* BEGIN *

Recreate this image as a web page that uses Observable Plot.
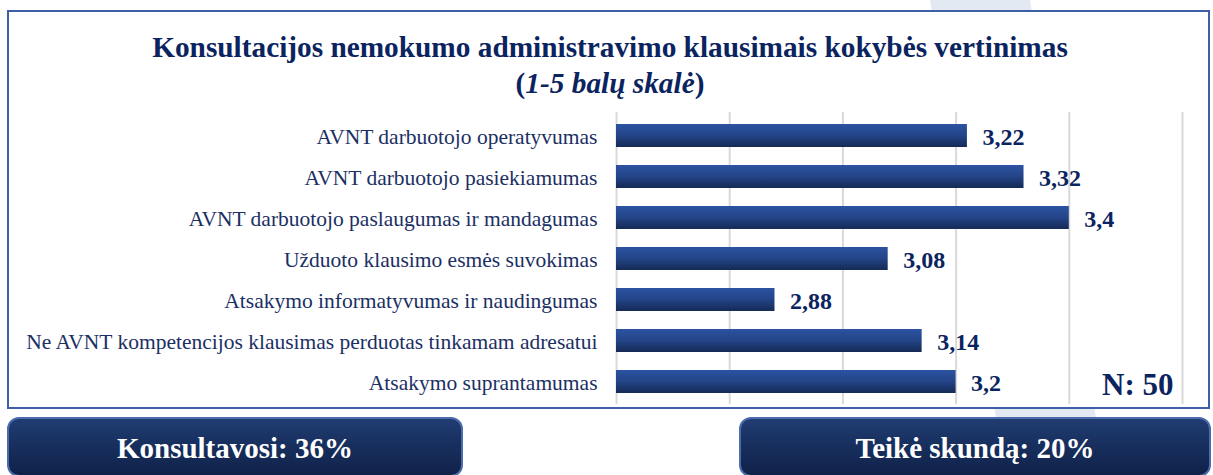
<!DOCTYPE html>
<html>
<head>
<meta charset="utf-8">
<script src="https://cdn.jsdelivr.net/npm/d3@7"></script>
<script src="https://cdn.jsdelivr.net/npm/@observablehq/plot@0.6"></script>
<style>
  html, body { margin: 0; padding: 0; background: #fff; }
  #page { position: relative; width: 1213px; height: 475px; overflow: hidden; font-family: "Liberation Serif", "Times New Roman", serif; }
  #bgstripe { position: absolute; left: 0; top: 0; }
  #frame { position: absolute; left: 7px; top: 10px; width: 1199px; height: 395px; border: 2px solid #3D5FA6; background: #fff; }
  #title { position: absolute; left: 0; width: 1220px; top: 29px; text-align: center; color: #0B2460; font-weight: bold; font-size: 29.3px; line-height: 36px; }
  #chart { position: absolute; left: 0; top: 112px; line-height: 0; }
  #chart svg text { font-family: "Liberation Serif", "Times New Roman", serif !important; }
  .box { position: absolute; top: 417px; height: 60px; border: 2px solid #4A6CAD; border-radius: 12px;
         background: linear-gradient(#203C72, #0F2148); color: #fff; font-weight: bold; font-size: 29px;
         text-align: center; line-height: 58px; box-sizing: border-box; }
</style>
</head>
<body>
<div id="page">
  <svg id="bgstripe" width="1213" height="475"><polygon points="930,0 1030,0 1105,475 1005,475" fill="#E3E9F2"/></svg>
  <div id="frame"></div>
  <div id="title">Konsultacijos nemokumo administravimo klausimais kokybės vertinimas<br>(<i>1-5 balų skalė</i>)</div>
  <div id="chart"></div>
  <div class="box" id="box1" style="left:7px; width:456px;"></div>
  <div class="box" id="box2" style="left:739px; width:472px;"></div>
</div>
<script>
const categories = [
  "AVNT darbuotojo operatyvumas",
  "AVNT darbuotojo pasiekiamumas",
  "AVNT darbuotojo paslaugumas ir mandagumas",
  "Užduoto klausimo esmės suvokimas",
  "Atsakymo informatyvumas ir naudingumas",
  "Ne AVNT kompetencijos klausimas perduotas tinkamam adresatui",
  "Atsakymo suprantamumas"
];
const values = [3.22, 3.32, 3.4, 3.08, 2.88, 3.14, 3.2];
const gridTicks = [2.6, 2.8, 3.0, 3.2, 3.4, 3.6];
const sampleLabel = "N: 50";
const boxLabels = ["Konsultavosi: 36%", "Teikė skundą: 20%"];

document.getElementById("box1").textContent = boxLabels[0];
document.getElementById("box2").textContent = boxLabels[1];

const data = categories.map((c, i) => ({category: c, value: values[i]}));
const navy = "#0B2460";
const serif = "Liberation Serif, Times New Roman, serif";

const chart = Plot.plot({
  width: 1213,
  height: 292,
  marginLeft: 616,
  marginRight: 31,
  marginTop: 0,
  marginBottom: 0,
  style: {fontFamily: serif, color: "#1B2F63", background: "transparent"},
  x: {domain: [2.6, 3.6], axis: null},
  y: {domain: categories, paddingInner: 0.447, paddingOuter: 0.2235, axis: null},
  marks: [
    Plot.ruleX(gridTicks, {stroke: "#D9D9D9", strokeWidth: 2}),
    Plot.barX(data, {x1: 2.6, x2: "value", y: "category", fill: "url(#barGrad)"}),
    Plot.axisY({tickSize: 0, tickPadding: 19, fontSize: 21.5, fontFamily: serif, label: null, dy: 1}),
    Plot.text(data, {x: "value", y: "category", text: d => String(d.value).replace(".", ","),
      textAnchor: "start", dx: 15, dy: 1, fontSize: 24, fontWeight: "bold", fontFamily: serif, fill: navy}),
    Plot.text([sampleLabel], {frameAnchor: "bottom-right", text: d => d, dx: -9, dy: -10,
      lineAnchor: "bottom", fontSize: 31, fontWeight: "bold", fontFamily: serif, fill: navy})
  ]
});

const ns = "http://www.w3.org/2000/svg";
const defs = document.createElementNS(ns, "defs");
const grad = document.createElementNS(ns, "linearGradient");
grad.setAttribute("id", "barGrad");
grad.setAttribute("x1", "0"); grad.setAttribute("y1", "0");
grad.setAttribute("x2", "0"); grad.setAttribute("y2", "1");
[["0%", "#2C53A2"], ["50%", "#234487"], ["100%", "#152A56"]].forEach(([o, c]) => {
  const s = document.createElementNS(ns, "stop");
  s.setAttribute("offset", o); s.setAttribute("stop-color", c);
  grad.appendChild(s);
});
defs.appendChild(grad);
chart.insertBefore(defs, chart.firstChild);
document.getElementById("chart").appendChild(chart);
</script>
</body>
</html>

* END *

### Exercise:
Make an exact copy of the data above, pictures excluded.

### Response:
Recreate this image as a web page that uses Observable Plot.
<!DOCTYPE html>
<html>
<head>
<meta charset="utf-8">
<script src="https://cdn.jsdelivr.net/npm/d3@7"></script>
<script src="https://cdn.jsdelivr.net/npm/@observablehq/plot@0.6"></script>
<style>
  html, body { margin: 0; padding: 0; background: #fff; }
  #page { position: relative; width: 1213px; height: 475px; overflow: hidden; font-family: "Liberation Serif", "Times New Roman", serif; }
  #bgstripe { position: absolute; left: 0; top: 0; }
  #frame { position: absolute; left: 7px; top: 10px; width: 1199px; height: 395px; border: 2px solid #3D5FA6; background: #fff; }
  #title { position: absolute; left: 0; width: 1220px; top: 29px; text-align: center; color: #0B2460; font-weight: bold; font-size: 29.3px; line-height: 36px; }
  #chart { position: absolute; left: 0; top: 112px; line-height: 0; }
  #chart svg text { font-family: "Liberation Serif", "Times New Roman", serif !important; }
  .box { position: absolute; top: 417px; height: 60px; border: 2px solid #4A6CAD; border-radius: 12px;
         background: linear-gradient(#203C72, #0F2148); color: #fff; font-weight: bold; font-size: 29px;
         text-align: center; line-height: 58px; box-sizing: border-box; }
</style>
</head>
<body>
<div id="page">
  <svg id="bgstripe" width="1213" height="475"><polygon points="930,0 1030,0 1105,475 1005,475" fill="#E3E9F2"/></svg>
  <div id="frame"></div>
  <div id="title">Konsultacijos nemokumo administravimo klausimais kokybės vertinimas<br>(<i>1-5 balų skalė</i>)</div>
  <div id="chart"></div>
  <div class="box" id="box1" style="left:7px; width:456px;"></div>
  <div class="box" id="box2" style="left:739px; width:472px;"></div>
</div>
<script>
const categories = [
  "AVNT darbuotojo operatyvumas",
  "AVNT darbuotojo pasiekiamumas",
  "AVNT darbuotojo paslaugumas ir mandagumas",
  "Užduoto klausimo esmės suvokimas",
  "Atsakymo informatyvumas ir naudingumas",
  "Ne AVNT kompetencijos klausimas perduotas tinkamam adresatui",
  "Atsakymo suprantamumas"
];
const values = [3.22, 3.32, 3.4, 3.08, 2.88, 3.14, 3.2];
const gridTicks = [2.6, 2.8, 3.0, 3.2, 3.4, 3.6];
const sampleLabel = "N: 50";
const boxLabels = ["Konsultavosi: 36%", "Teikė skundą: 20%"];

document.getElementById("box1").textContent = boxLabels[0];
document.getElementById("box2").textContent = boxLabels[1];

const data = categories.map((c, i) => ({category: c, value: values[i]}));
const navy = "#0B2460";
const serif = "Liberation Serif, Times New Roman, serif";

const chart = Plot.plot({
  width: 1213,
  height: 292,
  marginLeft: 616,
  marginRight: 31,
  marginTop: 0,
  marginBottom: 0,
  style: {fontFamily: serif, color: "#1B2F63", background: "transparent"},
  x: {domain: [2.6, 3.6], axis: null},
  y: {domain: categories, paddingInner: 0.447, paddingOuter: 0.2235, axis: null},
  marks: [
    Plot.ruleX(gridTicks, {stroke: "#D9D9D9", strokeWidth: 2}),
    Plot.barX(data, {x1: 2.6, x2: "value", y: "category", fill: "url(#barGrad)"}),
    Plot.axisY({tickSize: 0, tickPadding: 19, fontSize: 21.5, fontFamily: serif, label: null, dy: 1}),
    Plot.text(data, {x: "value", y: "category", text: d => String(d.value).replace(".", ","),
      textAnchor: "start", dx: 15, dy: 1, fontSize: 24, fontWeight: "bold", fontFamily: serif, fill: navy}),
    Plot.text([sampleLabel], {frameAnchor: "bottom-right", text: d => d, dx: -9, dy: -10,
      lineAnchor: "bottom", fontSize: 31, fontWeight: "bold", fontFamily: serif, fill: navy})
  ]
});

const ns = "http://www.w3.org/2000/svg";
const defs = document.createElementNS(ns, "defs");
const grad = document.createElementNS(ns, "linearGradient");
grad.setAttribute("id", "barGrad");
grad.setAttribute("x1", "0"); grad.setAttribute("y1", "0");
grad.setAttribute("x2", "0"); grad.setAttribute("y2", "1");
[["0%", "#2C53A2"], ["50%", "#234487"], ["100%", "#152A56"]].forEach(([o, c]) => {
  const s = document.createElementNS(ns, "stop");
  s.setAttribute("offset", o); s.setAttribute("stop-color", c);
  grad.appendChild(s);
});
defs.appendChild(grad);
chart.insertBefore(defs, chart.firstChild);
document.getElementById("chart").appendChild(chart);
</script>
</body>
</html>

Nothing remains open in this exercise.